I was born with my mother buried inside of me — disappeared by many violences, but especially the violence of my birth.
A daughter is sometimes called a thief. In the Korean dictionary, there are multiple idioms that say this. She is a beautiful thief. She steals from her mother. Her mother encourages this. She knows what violences her daughter has ahead of her.
Poet Kim Hyesoon writes, a Korean woman is full of holes. Each hole buries a woman disappeared by violence. As a Korean American woman, I too carry these women in holes of my own.
My grandmother disappeared in the midst of the pandemic. To grieve, I searched for her in my photographs. I was shocked by how few I had. This absence helped me start to notice the figures in the margins.
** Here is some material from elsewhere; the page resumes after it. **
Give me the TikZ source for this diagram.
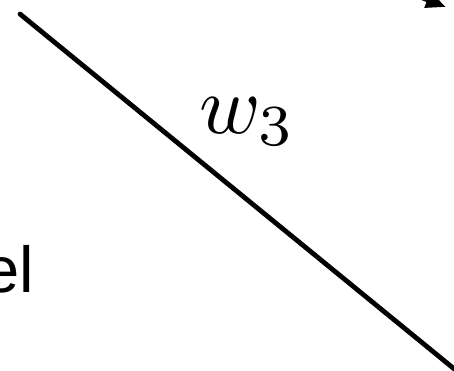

These are women whose movements are controlled by the hungers around her — often working, cleaning, or carrying food. They are laughing, dancing, poised, or bored. I became obsessed with finding them all, unsettled by the fact that despite what I was finding now, my lens had been focused elsewhere. I had embarrassingly waited for so many of them to leave the frame.
What does it mean to be visible and invisible at the same time? To be seen repeatedly can be its own form of erasure. How can we be visible without being seen as marginalized or other?
These images were originally cut from a collection of my own photographs, as well as photographs taken before the Korean War from our family archive.